• **Material**
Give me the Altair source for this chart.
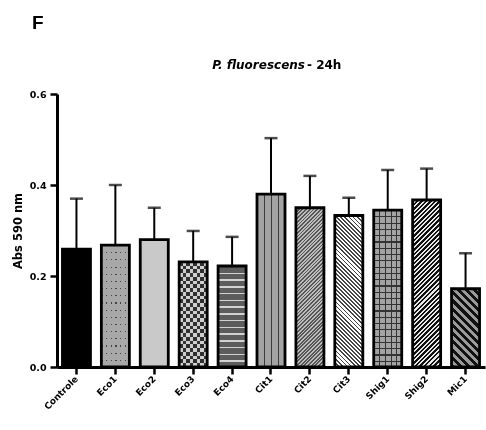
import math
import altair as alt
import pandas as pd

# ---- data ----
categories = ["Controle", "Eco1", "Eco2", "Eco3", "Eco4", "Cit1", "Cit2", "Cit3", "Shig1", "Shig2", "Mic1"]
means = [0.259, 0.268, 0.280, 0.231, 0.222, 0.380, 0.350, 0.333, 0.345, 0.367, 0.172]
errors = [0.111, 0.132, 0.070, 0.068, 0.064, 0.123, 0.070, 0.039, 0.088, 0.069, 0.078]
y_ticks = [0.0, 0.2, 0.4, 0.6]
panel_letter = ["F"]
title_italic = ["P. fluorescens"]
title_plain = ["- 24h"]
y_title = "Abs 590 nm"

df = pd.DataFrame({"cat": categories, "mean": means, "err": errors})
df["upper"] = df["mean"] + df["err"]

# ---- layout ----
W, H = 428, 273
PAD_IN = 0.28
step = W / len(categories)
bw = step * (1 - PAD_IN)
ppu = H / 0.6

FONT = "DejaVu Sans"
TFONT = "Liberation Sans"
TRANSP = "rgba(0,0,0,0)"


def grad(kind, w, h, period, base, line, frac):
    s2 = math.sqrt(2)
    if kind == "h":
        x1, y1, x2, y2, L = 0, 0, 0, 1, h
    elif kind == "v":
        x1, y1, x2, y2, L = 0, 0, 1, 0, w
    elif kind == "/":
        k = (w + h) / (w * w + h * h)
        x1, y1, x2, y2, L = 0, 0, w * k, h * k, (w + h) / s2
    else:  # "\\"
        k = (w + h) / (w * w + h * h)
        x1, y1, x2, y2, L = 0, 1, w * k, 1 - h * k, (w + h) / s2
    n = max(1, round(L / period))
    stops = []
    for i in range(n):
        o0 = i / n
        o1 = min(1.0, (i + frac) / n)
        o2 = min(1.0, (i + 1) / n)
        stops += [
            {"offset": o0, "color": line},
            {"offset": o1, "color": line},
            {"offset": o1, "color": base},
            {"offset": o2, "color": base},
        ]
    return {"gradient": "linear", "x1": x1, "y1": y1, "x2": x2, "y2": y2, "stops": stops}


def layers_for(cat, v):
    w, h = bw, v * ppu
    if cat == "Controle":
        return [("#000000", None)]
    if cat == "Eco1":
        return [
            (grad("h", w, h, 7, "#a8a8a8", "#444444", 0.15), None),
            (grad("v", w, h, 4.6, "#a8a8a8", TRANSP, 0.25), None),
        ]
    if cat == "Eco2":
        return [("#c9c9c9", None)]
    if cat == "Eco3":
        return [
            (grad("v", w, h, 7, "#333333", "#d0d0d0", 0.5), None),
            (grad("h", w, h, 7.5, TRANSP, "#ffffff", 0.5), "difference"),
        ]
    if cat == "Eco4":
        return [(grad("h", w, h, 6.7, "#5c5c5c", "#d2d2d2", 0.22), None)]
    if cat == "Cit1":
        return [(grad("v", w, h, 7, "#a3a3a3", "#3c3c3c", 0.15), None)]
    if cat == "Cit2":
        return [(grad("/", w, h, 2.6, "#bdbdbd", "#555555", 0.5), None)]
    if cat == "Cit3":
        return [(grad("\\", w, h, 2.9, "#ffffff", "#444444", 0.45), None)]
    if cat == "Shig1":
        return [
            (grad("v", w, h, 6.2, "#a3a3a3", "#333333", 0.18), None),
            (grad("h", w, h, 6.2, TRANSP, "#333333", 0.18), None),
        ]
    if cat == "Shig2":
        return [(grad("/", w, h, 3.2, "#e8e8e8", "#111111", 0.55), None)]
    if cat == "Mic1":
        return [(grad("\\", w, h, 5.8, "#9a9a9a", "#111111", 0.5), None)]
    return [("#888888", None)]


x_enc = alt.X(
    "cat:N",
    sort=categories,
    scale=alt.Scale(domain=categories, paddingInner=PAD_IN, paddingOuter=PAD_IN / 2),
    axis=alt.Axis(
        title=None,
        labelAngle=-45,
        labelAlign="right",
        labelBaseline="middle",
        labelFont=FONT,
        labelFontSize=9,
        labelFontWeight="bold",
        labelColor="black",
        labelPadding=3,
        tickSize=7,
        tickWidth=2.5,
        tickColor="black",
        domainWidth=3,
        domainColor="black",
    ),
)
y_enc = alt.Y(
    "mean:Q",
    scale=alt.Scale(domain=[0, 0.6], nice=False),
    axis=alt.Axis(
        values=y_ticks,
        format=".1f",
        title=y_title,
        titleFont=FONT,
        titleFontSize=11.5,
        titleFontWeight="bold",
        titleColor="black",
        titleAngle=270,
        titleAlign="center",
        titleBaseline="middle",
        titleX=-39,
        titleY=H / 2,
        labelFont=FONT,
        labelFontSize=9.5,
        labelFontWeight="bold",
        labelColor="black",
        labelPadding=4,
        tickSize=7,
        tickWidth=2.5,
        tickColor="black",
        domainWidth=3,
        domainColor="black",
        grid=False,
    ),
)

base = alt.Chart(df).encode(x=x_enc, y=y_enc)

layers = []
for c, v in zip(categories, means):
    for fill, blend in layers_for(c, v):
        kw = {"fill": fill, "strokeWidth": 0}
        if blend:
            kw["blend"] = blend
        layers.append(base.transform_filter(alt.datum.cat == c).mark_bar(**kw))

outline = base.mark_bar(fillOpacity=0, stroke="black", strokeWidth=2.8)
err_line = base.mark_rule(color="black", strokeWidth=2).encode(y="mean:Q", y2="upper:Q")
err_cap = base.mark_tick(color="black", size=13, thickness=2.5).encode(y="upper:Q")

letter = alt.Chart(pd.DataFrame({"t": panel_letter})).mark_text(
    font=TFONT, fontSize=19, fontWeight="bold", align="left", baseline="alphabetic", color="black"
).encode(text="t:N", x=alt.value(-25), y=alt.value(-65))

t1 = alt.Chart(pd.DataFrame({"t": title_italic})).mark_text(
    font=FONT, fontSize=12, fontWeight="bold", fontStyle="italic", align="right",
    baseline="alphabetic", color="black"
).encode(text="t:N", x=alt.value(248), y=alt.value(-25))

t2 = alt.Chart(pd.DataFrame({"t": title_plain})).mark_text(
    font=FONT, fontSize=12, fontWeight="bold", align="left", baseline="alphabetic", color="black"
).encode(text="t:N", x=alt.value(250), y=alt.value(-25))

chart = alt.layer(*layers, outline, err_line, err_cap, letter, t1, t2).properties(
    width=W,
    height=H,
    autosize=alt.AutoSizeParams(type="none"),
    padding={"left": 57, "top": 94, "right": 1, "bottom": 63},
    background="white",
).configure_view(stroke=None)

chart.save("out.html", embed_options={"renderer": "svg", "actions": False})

• **Requirement**
Transcribe the material as is, with images omitted.

• **Output of the exercise**
Give me the Altair source for this chart.
import math
import altair as alt
import pandas as pd

# ---- data ----
categories = ["Controle", "Eco1", "Eco2", "Eco3", "Eco4", "Cit1", "Cit2", "Cit3", "Shig1", "Shig2", "Mic1"]
means = [0.259, 0.268, 0.280, 0.231, 0.222, 0.380, 0.350, 0.333, 0.345, 0.367, 0.172]
errors = [0.111, 0.132, 0.070, 0.068, 0.064, 0.123, 0.070, 0.039, 0.088, 0.069, 0.078]
y_ticks = [0.0, 0.2, 0.4, 0.6]
panel_letter = ["F"]
title_italic = ["P. fluorescens"]
title_plain = ["- 24h"]
y_title = "Abs 590 nm"

df = pd.DataFrame({"cat": categories, "mean": means, "err": errors})
df["upper"] = df["mean"] + df["err"]

# ---- layout ----
W, H = 428, 273
PAD_IN = 0.28
step = W / len(categories)
bw = step * (1 - PAD_IN)
ppu = H / 0.6

FONT = "DejaVu Sans"
TFONT = "Liberation Sans"
TRANSP = "rgba(0,0,0,0)"


def grad(kind, w, h, period, base, line, frac):
    s2 = math.sqrt(2)
    if kind == "h":
        x1, y1, x2, y2, L = 0, 0, 0, 1, h
    elif kind == "v":
        x1, y1, x2, y2, L = 0, 0, 1, 0, w
    elif kind == "/":
        k = (w + h) / (w * w + h * h)
        x1, y1, x2, y2, L = 0, 0, w * k, h * k, (w + h) / s2
    else:  # "\\"
        k = (w + h) / (w * w + h * h)
        x1, y1, x2, y2, L = 0, 1, w * k, 1 - h * k, (w + h) / s2
    n = max(1, round(L / period))
    stops = []
    for i in range(n):
        o0 = i / n
        o1 = min(1.0, (i + frac) / n)
        o2 = min(1.0, (i + 1) / n)
        stops += [
            {"offset": o0, "color": line},
            {"offset": o1, "color": line},
            {"offset": o1, "color": base},
            {"offset": o2, "color": base},
        ]
    return {"gradient": "linear", "x1": x1, "y1": y1, "x2": x2, "y2": y2, "stops": stops}


def layers_for(cat, v):
    w, h = bw, v * ppu
    if cat == "Controle":
        return [("#000000", None)]
    if cat == "Eco1":
        return [
            (grad("h", w, h, 7, "#a8a8a8", "#444444", 0.15), None),
            (grad("v", w, h, 4.6, "#a8a8a8", TRANSP, 0.25), None),
        ]
    if cat == "Eco2":
        return [("#c9c9c9", None)]
    if cat == "Eco3":
        return [
            (grad("v", w, h, 7, "#333333", "#d0d0d0", 0.5), None),
            (grad("h", w, h, 7.5, TRANSP, "#ffffff", 0.5), "difference"),
        ]
    if cat == "Eco4":
        return [(grad("h", w, h, 6.7, "#5c5c5c", "#d2d2d2", 0.22), None)]
    if cat == "Cit1":
        return [(grad("v", w, h, 7, "#a3a3a3", "#3c3c3c", 0.15), None)]
    if cat == "Cit2":
        return [(grad("/", w, h, 2.6, "#bdbdbd", "#555555", 0.5), None)]
    if cat == "Cit3":
        return [(grad("\\", w, h, 2.9, "#ffffff", "#444444", 0.45), None)]
    if cat == "Shig1":
        return [
            (grad("v", w, h, 6.2, "#a3a3a3", "#333333", 0.18), None),
            (grad("h", w, h, 6.2, TRANSP, "#333333", 0.18), None),
        ]
    if cat == "Shig2":
        return [(grad("/", w, h, 3.2, "#e8e8e8", "#111111", 0.55), None)]
    if cat == "Mic1":
        return [(grad("\\", w, h, 5.8, "#9a9a9a", "#111111", 0.5), None)]
    return [("#888888", None)]


x_enc = alt.X(
    "cat:N",
    sort=categories,
    scale=alt.Scale(domain=categories, paddingInner=PAD_IN, paddingOuter=PAD_IN / 2),
    axis=alt.Axis(
        title=None,
        labelAngle=-45,
        labelAlign="right",
        labelBaseline="middle",
        labelFont=FONT,
        labelFontSize=9,
        labelFontWeight="bold",
        labelColor="black",
        labelPadding=3,
        tickSize=7,
        tickWidth=2.5,
        tickColor="black",
        domainWidth=3,
        domainColor="black",
    ),
)
y_enc = alt.Y(
    "mean:Q",
    scale=alt.Scale(domain=[0, 0.6], nice=False),
    axis=alt.Axis(
        values=y_ticks,
        format=".1f",
        title=y_title,
        titleFont=FONT,
        titleFontSize=11.5,
        titleFontWeight="bold",
        titleColor="black",
        titleAngle=270,
        titleAlign="center",
        titleBaseline="middle",
        titleX=-39,
        titleY=H / 2,
        labelFont=FONT,
        labelFontSize=9.5,
        labelFontWeight="bold",
        labelColor="black",
        labelPadding=4,
        tickSize=7,
        tickWidth=2.5,
        tickColor="black",
        domainWidth=3,
        domainColor="black",
        grid=False,
    ),
)

base = alt.Chart(df).encode(x=x_enc, y=y_enc)

layers = []
for c, v in zip(categories, means):
    for fill, blend in layers_for(c, v):
        kw = {"fill": fill, "strokeWidth": 0}
        if blend:
            kw["blend"] = blend
        layers.append(base.transform_filter(alt.datum.cat == c).mark_bar(**kw))

outline = base.mark_bar(fillOpacity=0, stroke="black", strokeWidth=2.8)
err_line = base.mark_rule(color="black", strokeWidth=2).encode(y="mean:Q", y2="upper:Q")
err_cap = base.mark_tick(color="black", size=13, thickness=2.5).encode(y="upper:Q")

letter = alt.Chart(pd.DataFrame({"t": panel_letter})).mark_text(
    font=TFONT, fontSize=19, fontWeight="bold", align="left", baseline="alphabetic", color="black"
).encode(text="t:N", x=alt.value(-25), y=alt.value(-65))

t1 = alt.Chart(pd.DataFrame({"t": title_italic})).mark_text(
    font=FONT, fontSize=12, fontWeight="bold", fontStyle="italic", align="right",
    baseline="alphabetic", color="black"
).encode(text="t:N", x=alt.value(248), y=alt.value(-25))

t2 = alt.Chart(pd.DataFrame({"t": title_plain})).mark_text(
    font=FONT, fontSize=12, fontWeight="bold", align="left", baseline="alphabetic", color="black"
).encode(text="t:N", x=alt.value(250), y=alt.value(-25))

chart = alt.layer(*layers, outline, err_line, err_cap, letter, t1, t2).properties(
    width=W,
    height=H,
    autosize=alt.AutoSizeParams(type="none"),
    padding={"left": 57, "top": 94, "right": 1, "bottom": 63},
    background="white",
).configure_view(stroke=None)

chart.save("out.html", embed_options={"renderer": "svg", "actions": False})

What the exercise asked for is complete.